Exercise aim:
For each line below that includes the word "matplotlib", make a copy.

Material:
[Start]
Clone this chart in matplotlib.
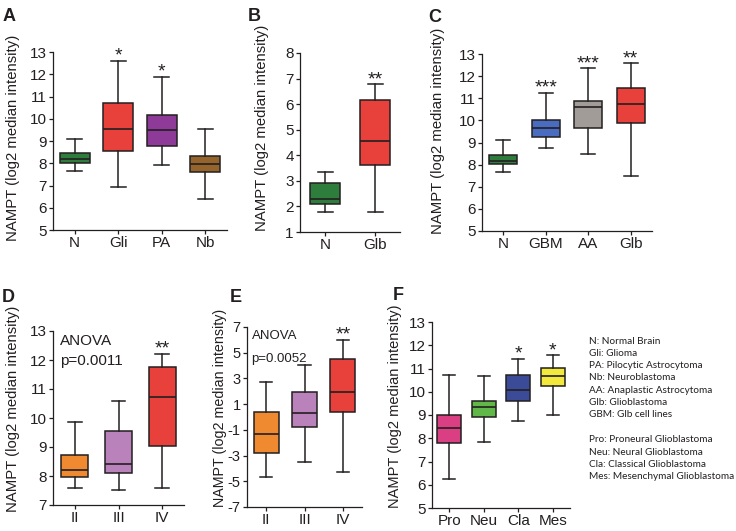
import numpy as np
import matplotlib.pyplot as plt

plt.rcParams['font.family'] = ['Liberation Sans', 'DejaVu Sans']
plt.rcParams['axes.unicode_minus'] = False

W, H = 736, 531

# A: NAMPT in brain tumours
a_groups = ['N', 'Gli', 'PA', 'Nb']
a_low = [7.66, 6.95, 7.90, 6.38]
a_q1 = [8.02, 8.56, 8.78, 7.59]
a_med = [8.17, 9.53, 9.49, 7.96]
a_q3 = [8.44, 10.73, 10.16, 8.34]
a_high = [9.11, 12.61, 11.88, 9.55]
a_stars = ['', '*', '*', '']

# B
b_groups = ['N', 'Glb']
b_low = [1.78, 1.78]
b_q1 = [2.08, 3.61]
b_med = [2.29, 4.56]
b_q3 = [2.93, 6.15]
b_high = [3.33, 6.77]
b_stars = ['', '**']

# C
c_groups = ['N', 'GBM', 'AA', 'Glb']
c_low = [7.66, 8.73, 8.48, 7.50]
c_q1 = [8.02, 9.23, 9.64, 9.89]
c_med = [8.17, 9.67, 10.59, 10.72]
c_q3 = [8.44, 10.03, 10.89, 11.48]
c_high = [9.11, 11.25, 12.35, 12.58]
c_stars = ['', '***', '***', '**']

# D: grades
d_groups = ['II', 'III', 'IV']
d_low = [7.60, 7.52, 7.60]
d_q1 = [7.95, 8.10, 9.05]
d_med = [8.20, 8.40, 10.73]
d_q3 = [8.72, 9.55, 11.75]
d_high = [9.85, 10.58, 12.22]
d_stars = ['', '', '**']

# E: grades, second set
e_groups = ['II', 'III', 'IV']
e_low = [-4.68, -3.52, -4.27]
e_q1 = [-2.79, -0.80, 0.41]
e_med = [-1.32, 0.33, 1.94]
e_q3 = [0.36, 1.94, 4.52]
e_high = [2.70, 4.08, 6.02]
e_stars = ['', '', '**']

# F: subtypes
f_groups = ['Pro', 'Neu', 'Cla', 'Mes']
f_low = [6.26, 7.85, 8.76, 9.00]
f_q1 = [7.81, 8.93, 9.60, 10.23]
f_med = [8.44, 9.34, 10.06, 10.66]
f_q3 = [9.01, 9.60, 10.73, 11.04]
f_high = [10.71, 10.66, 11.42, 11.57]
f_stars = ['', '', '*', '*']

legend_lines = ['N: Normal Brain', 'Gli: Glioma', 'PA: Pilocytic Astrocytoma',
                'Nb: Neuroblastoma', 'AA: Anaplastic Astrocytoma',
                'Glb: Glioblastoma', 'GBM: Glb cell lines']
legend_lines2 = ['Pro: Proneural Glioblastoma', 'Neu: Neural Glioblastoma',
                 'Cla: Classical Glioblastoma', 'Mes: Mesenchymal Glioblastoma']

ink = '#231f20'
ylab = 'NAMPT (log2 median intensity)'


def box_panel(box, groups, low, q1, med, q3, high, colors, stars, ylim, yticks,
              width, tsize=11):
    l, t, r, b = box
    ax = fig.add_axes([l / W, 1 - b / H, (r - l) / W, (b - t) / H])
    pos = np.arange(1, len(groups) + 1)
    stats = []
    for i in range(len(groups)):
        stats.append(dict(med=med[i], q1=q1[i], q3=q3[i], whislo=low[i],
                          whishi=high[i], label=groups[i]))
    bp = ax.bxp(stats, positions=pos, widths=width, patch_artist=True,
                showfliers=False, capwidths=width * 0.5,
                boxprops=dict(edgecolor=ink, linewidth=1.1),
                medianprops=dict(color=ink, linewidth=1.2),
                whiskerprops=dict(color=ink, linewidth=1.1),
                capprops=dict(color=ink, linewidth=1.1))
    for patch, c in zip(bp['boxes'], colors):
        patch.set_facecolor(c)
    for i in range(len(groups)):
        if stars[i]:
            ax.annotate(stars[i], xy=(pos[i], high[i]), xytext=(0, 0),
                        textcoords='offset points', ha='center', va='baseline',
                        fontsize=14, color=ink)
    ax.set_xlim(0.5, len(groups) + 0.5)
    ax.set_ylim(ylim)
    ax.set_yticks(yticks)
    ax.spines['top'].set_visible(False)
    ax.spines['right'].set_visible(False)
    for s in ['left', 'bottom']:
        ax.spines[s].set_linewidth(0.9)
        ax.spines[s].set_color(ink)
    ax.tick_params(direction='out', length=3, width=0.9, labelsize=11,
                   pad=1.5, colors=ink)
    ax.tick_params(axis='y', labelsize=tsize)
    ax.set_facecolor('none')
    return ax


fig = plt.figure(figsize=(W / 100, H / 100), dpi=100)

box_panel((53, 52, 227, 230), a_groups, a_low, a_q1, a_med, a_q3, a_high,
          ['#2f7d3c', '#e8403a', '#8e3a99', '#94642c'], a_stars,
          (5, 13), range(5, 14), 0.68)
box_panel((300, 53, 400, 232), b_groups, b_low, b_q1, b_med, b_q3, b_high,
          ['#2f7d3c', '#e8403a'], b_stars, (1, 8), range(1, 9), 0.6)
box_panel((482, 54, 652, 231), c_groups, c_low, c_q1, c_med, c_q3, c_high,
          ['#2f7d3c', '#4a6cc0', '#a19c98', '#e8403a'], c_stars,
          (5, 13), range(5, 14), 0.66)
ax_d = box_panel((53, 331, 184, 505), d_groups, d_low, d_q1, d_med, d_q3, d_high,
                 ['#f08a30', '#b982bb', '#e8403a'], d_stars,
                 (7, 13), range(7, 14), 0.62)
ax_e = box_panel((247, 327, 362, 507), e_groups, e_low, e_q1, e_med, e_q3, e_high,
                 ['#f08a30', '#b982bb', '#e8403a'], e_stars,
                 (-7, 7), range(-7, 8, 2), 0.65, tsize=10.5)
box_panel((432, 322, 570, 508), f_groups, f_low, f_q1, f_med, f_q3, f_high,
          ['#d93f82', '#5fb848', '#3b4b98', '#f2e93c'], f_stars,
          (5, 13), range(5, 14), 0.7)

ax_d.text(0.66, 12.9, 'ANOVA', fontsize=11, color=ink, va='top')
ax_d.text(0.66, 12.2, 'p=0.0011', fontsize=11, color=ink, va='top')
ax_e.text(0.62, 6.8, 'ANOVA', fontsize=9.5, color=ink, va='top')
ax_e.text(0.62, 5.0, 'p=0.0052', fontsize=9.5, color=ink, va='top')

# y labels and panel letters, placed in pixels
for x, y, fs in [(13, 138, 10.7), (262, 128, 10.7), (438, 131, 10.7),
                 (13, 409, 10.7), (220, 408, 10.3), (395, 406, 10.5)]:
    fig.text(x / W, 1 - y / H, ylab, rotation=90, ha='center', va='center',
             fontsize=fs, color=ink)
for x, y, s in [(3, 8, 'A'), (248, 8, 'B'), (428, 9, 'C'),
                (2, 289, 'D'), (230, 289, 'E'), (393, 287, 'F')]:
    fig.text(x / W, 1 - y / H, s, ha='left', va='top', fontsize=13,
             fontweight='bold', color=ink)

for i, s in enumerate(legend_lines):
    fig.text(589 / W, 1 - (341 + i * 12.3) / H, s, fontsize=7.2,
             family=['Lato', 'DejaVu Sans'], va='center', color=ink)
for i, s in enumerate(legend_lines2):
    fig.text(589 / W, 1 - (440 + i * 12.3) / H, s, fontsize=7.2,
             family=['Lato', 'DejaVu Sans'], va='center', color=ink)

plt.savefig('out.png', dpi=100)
[End]
Answer for this exercise:
Clone this chart in matplotlib.
import matplotlib.pyplot as plt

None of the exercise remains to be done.